Sugar was also important because, unlike cotton and tobacco, sugar needed to be refined which required almost industrial level labor. Sugar plantations were more dangerous and required greater labor. Dubois and Carrigus explain: "a sugar plantation was as much a factory as a farm. Planters invested in expensive refining equipment, counting on years of profitable crops. The more land they could plant and the more workers they had tending and processing the cane, the faster they could recoup their outlay. Sugar was most profitable for the biggest planters and for those who could bend their workers to the industrial discipline that the crop imposed" 10-11).

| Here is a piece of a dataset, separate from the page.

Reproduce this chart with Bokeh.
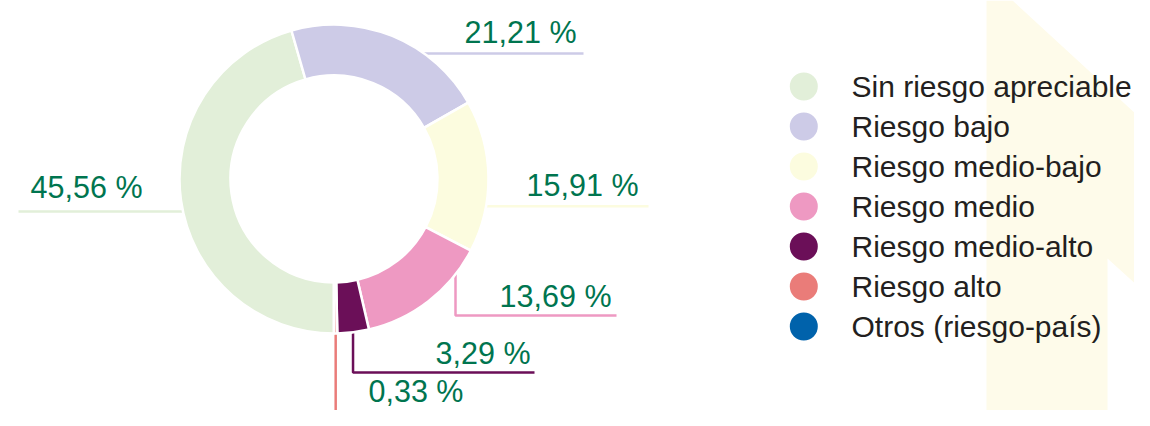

It is important to note that, just like today, in the past greater profitability was likelier to lead to greater corruption. The manner in which consumer goods can affect human affairs, however, differs. While demand for certain consumer goods can lead to oppression, the way people demand consumer goods may also destroy oppressive practices. When Britons demanded sugar with no regard to the way sugar and coffee they enjoyed for the breakfast were produced, slavery flourished. But when the Britons began to demand goods that they believed were not causing slavery, the change of tastes undermined slave trade and contributed to the ending of slavery. While tobacco and cotton were not as important at the time as sugar, they played a similar function in abolitionist and independence movements that fought against slavery.
The function of consumer goods is also linked to material culture. This was the case in the eighteenth century, as books by Dubois and Carrigus and Hochschild demonstrate. European colonial practices that led to the enslavement of tens of millions of Africans and indigenous peoples in the Americas coincided with the rise of Capitalism. Capitalism emphasized the importance of not just acquiring wealth but also of maximizing profit. The importance of maximizing profit became a value to be shared by Europeans. It became part of material culture. As this cultural value became entrenched in the minds of Europeans, the moral inhibitions against running businesses that might oppress others severely weakened. It became clear that supplying Europeans with luxurious and pleasant consumer goods was a good source of business. And the idea of maximizing profit as a cultural value encouraged traders to engage in businesses that became ever more oppressive. Thus the culture of Capitalism contributed to the growth of slavery in the Caribbean, Brazil, and the American South.